À l’approche de l’élection présidentielle d’octobre 2025, la scène politique camerounaise est marquée par une « offensive politique » de l’Union nationale pour la démocratie et le progrès (UNDP). Son président, Bello Bouba Maïgari, une figure historique de l’échiquier politique, d’après une interview accordée à Jeune Afrique, a annoncé sa candidature après une « large consultation interne » au sein de son parti, affirmant avoir été « pressé par la base militante ». Cette décision, qu’il présente comme conforme aux statuts de l’UNDP, intervient dans un contexte de calendrier politique chargé pour le Cameroun.
Le point d’orgue de cette annonce réside dans la rupture significative avec le Rassemblement Démocratique du Peuple Camerounais (RDPC), l’allié de longue date de l’UNDP. Bello Bouba Maïgari « tend la main aux ‘forces du changement’ dans l’optique d’une coalition d’opposition ». Une manœuvre qui positionne l’UNDP dans le camp des contestataires, après des décennies de collaboration étroite avec le pouvoir en place.
Cependant, c’est sur la question de sa démission du gouvernement que la déclaration de Bello Bouba Maïgari révèle toute son ambiguïté et suscite des interrogations. Alors qu’il annonce sa candidature à la magistrature suprême, l’ancien Premier ministre précise : « Ma démission, si elle doit intervenir, sera adressée au président de la République, Paul Biya ». Cette formule, loin d’être anodine, indique qu’à l’heure actuelle, Bello Bouba Maïgari reste membre du gouvernement, conservant son poste malgré son positionnement en tant que candidat de l’opposition.
Ambigu
Cette situation est notable. Elle pose la question de la cohérence et de la transparence de son engagement. Comment un membre du gouvernement, qui par définition est censé œuvrer pour l’application des politiques du chef de l’État, peut-il simultanément se déclarer candidat contre ce même chef de l’État et appeler à une coalition des forces du changement ? Cette suspension de sa démission, si elle peut être interprétée comme une prudence tactique, risque également d’entacher la crédibilité de sa démarche et de semer le doute sur la sincérité de sa rupture avec le système qu’il prétend désormais combattre.
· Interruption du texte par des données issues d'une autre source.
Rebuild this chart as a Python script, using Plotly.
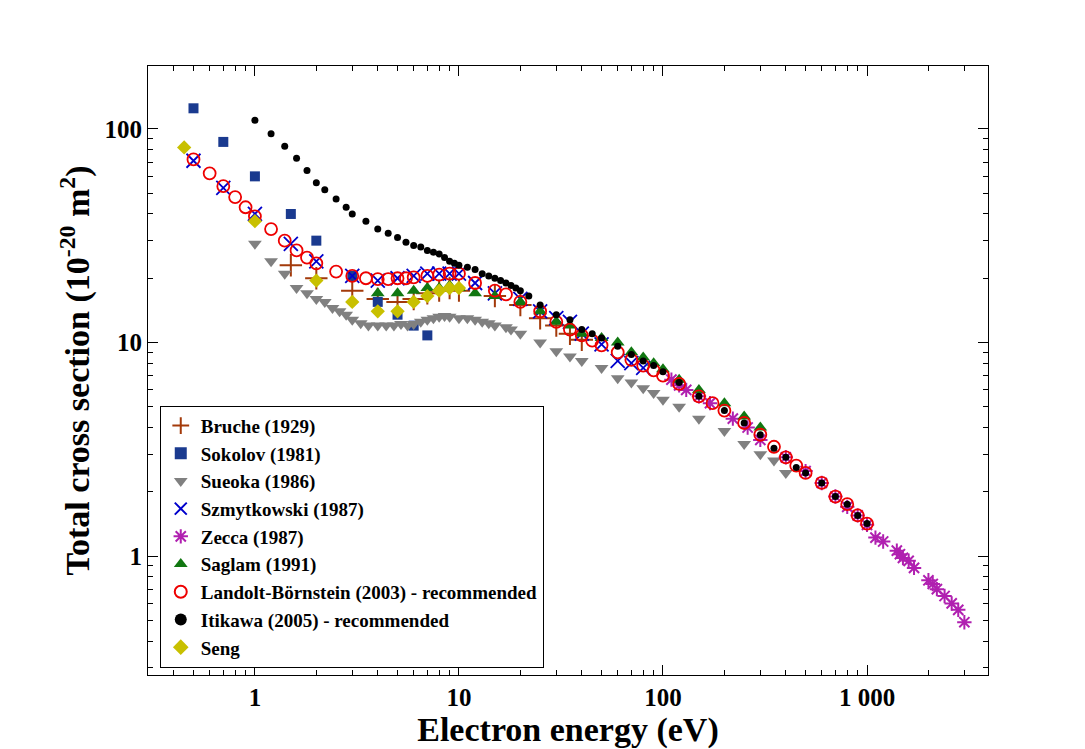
import plotly.graph_objects as go

bruche_x = [1.5, 2, 3, 4, 5, 6, 7, 8, 9, 10, 15, 20, 25, 30, 35, 40]
bruche_y = [23, 20, 17.5, 16, 15.5, 16, 17, 17.5, 18, 17.5, 16.5, 15, 13, 12, 11, 10.3]

sokolov_x = [0.5, 0.7, 1, 1.5, 2, 3, 4, 5, 6, 7]
sokolov_y = [125, 87, 60, 40, 30, 20.5, 15.5, 13.5, 12, 10.8]

sueoka_x = [1, 1.2, 1.4, 1.6, 1.8, 2, 2.2, 2.4, 2.6, 2.8, 3, 3.3, 3.6, 4, 4.4, 4.8, 5.2,
            5.6, 6, 6.5, 7, 7.5, 8, 8.5, 9, 10, 11, 12, 13, 14, 15, 17, 18, 20, 25, 30,
            35, 40, 50, 60, 70, 80, 90, 100, 120, 150, 200, 250, 300, 350, 400]
sueoka_y = [29, 24, 21, 18, 17, 16, 15.5, 14.5, 14, 13.5, 12.8, 12.3, 12, 12, 12, 12, 12.2,
            12, 12.2, 12.5, 12.8, 13, 13.2, 13.3, 13.2, 13, 13, 12.8, 12.5, 12.3, 12, 11.8,
            11.5, 11, 10, 9.1, 8.6, 8.2, 7.6, 6.8, 6.5, 6.1, 5.8, 5.4, 5.0, 4.4, 3.85,
            3.35, 3.0, 2.8, 2.45]

szmyt_x = [0.5, 0.7, 1, 1.5, 2, 3, 4, 5, 6, 7, 8, 9, 10, 12, 15, 20, 25, 30, 35, 40,
           50, 60, 70, 80]
szmyt_y = [71, 53, 40, 29, 24, 20.5, 19.5, 20, 20.5, 21, 21, 21, 21, 19, 17, 16, 14,
           13, 12.5, 11, 9.8, 8.2, 8, 7.6]

zecca_x = [110, 120, 130, 150, 170, 220, 260, 300, 400, 500, 600, 700, 800, 900, 1000,
           1100, 1200, 1400, 1450, 1500, 1600, 1700, 2000, 2100, 2200, 2400, 2600, 2800, 3000]
zecca_y = [6.7, 6.3, 6.0, 5.6, 5.2, 4.4, 4.0, 3.5, 2.9, 2.5, 2.2, 1.9, 1.7, 1.55, 1.4,
           1.22, 1.17, 1.06, 1.02, 0.98, 0.95, 0.88, 0.77, 0.74, 0.7, 0.65, 0.6, 0.56, 0.49]

saglam_x = [4, 5, 6, 7, 8, 9, 10, 12, 15, 20, 25, 30, 35, 40, 50, 60, 70, 80, 90, 100,
            120, 150, 200, 250, 300]
saglam_y = [17, 17, 17.5, 18, 18, 18.5, 18, 17, 16.5, 15.5, 14, 12.5, 12, 11, 10.5, 10,
            9, 8.5, 8, 7.5, 6.7, 6.0, 5.2, 4.5, 4.0]

landolt_x = [0.5, 0.6, 0.7, 0.8, 0.9, 1, 1.2, 1.4, 1.6, 1.8, 2, 2.5, 3, 3.5, 4, 4.5, 5,
             5.5, 6, 7, 8, 9, 10, 12, 15, 17, 20, 25, 30, 35, 40, 45, 50, 60, 70, 80, 90,
             100, 120, 150, 175, 200, 250, 300, 350, 400, 450, 500, 600, 700, 800, 900, 1000]
landolt_y = [72, 62, 54, 48, 43, 39, 34, 30, 27, 25, 23.5, 21.5, 20.5, 20, 19.8, 19.8, 20,
             20, 20.2, 20.5, 20.8, 21, 21, 19, 17.5, 16.8, 15.5, 14, 12.5, 11.5, 10.8, 10.2,
             9.7, 9, 8.3, 7.8, 7.4, 7, 6.4, 5.6, 5.2, 4.8, 4.2, 3.7, 3.25, 2.9, 2.65, 2.45,
             2.2, 1.9, 1.75, 1.55, 1.42]

itikawa_x = [1, 1.2, 1.4, 1.6, 1.8, 2, 2.2, 2.5, 2.8, 3, 3.5, 4, 4.5, 5, 5.5, 6, 6.5, 7,
             7.5, 8, 8.5, 9, 9.5, 10, 11, 12, 13, 14, 15, 16, 17, 18, 19, 20, 22, 25, 30,
             35, 40, 45, 50, 60, 70, 80, 90, 100, 120, 150, 200, 250, 300, 350, 400, 450,
             500, 600, 700, 800, 900, 1000]
itikawa_y = [110, 95, 83, 73, 64, 56, 52, 47, 43, 40, 37, 34, 32.5, 31, 29.5, 28.5, 28, 27,
             26.5, 26, 25, 24, 23.5, 23, 22.5, 22, 21, 20.5, 20, 19.5, 19, 18.5, 18, 17.5,
             16.5, 15, 13.5, 12.8, 11.5, 11, 10.5, 9.6, 8.8, 8.2, 7.8, 7.3, 6.5, 5.6, 4.8,
             4.2, 3.7, 3.2, 2.9, 2.6, 2.45, 2.2, 1.9, 1.75, 1.55, 1.42]

seng_x = [0.45, 1, 2, 3, 4, 5, 6, 7, 8, 9, 10]
seng_y = [82, 37, 19.5, 15.5, 14, 14, 15.5, 16.5, 17.5, 18, 18]

x_major = [1, 10, 100, 1000]
x_labels = ["1", "10", "100", "1 000"]
y_major = [1, 10, 100]
y_labels = ["1", "10", "100"]

series = [
    ("Bruche (1929)", bruche_x, bruche_y, dict(symbol="cross-thin", size=16, color="#a33a0a", line=dict(width=2, color="#a33a0a"))),
    ("Sokolov (1981)", sokolov_x, sokolov_y, dict(symbol="square", size=10, color="#1a3a8f")),
    ("Sueoka (1986)", sueoka_x, sueoka_y, dict(symbol="triangle-down", size=12, color="#808080")),
    ("Szmytkowski (1987)", szmyt_x, szmyt_y, dict(symbol="x-thin", size=14, color="#0000cc", line=dict(width=1.8, color="#0000cc"))),
    ("Zecca (1987)", zecca_x, zecca_y, dict(symbol="asterisk", size=12, color="#b020b0", line=dict(width=2, color="#b020b0"))),
    ("Saglam (1991)", saglam_x, saglam_y, dict(symbol="triangle-up", size=12, color="#117711")),
    ("Landolt-Börnstein (2003) - recommended", landolt_x, landolt_y, dict(symbol="circle-open", size=12, color="#ee0000", line=dict(width=1.8, color="#ee0000"))),
    ("Itikawa (2005) - recommended", itikawa_x, itikawa_y, dict(symbol="circle", size=7, color="black")),
    ("Seng", seng_x, seng_y, dict(symbol="diamond", size=11, color="#c8c000")),
]

fig = go.Figure()
for name, xs, ys, marker in series:
    fig.add_trace(go.Scatter(x=xs, y=ys, mode="markers", name=name, marker=marker))


def minor_vals(lo, hi):
    return [m * 10 ** e for e in range(lo, hi) for m in range(2, 10)]


bold = dict(family="Liberation Serif", color="black", weight="bold")
axis_common = dict(
    type="log", showgrid=False, zeroline=False, showline=True, linecolor="black",
    linewidth=1, mirror="ticks", ticks="inside", ticklen=10, tickcolor="black",
    tickfont=dict(bold, size=25), automargin=False,
)

fig.update_layout(
    width=1085, height=749,
    paper_bgcolor="white", plot_bgcolor="white",
    margin=dict(l=140, r=105, t=58, b=82),
    font=dict(family="Liberation Serif", color="black"),
    xaxis=dict(axis_common, range=[-0.524, 3.593], tickmode="array",
               tickvals=x_major, ticktext=x_labels,
               minor=dict(tickmode="array", tickvals=minor_vals(-1, 4), ticks="inside",
                          ticklen=5, tickcolor="black"),
               title=dict(text="Electron energy (eV)", font=dict(bold, size=34), standoff=2)),
    yaxis=dict(axis_common, range=[-0.557, 2.295], tickmode="array",
               tickvals=y_major, ticktext=y_labels,
               minor=dict(tickmode="array", tickvals=minor_vals(-1, 3), ticks="inside",
                          ticklen=5, tickcolor="black"),
               title=dict(text="Total cross section (10<sup>-20</sup> m<sup>2</sup>)",
                          font=dict(bold, size=34), standoff=4)),
    legend=dict(x=0.014, y=0.012, xanchor="left", yanchor="bottom",
                bgcolor="white", bordercolor="black", borderwidth=1,
                font=dict(bold, size=19),
                itemsizing="constant", tracegroupgap=0),
)

fig.write_html("out.html")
Par ailleurs, Bello Bouba Maïgari se veut « rassurant » quant au climat politique national et appelle à une transition apaisée du pouvoir, tout en plaidant pour un « multipartisme réel, vivant ». Il revendique l’héritage républicain de son parti et adresse un message de paix, de concorde nationale et de responsabilité citoyenne aux Camerounais. Toutefois, cette rhétorique consensuelle, aussi nécessaire soit-elle, ne dissipe pas l’interrogation centrale : la démission tardive, voire conditionnelle, d’un ministre-candidat qui cherche à incarner une « alternative » après avoir longtemps été partie prenante du pouvoir. Cette ambiguïté pourrait s’avérer être un talon d’Achille dans sa quête d’une coalition d’opposition crédible.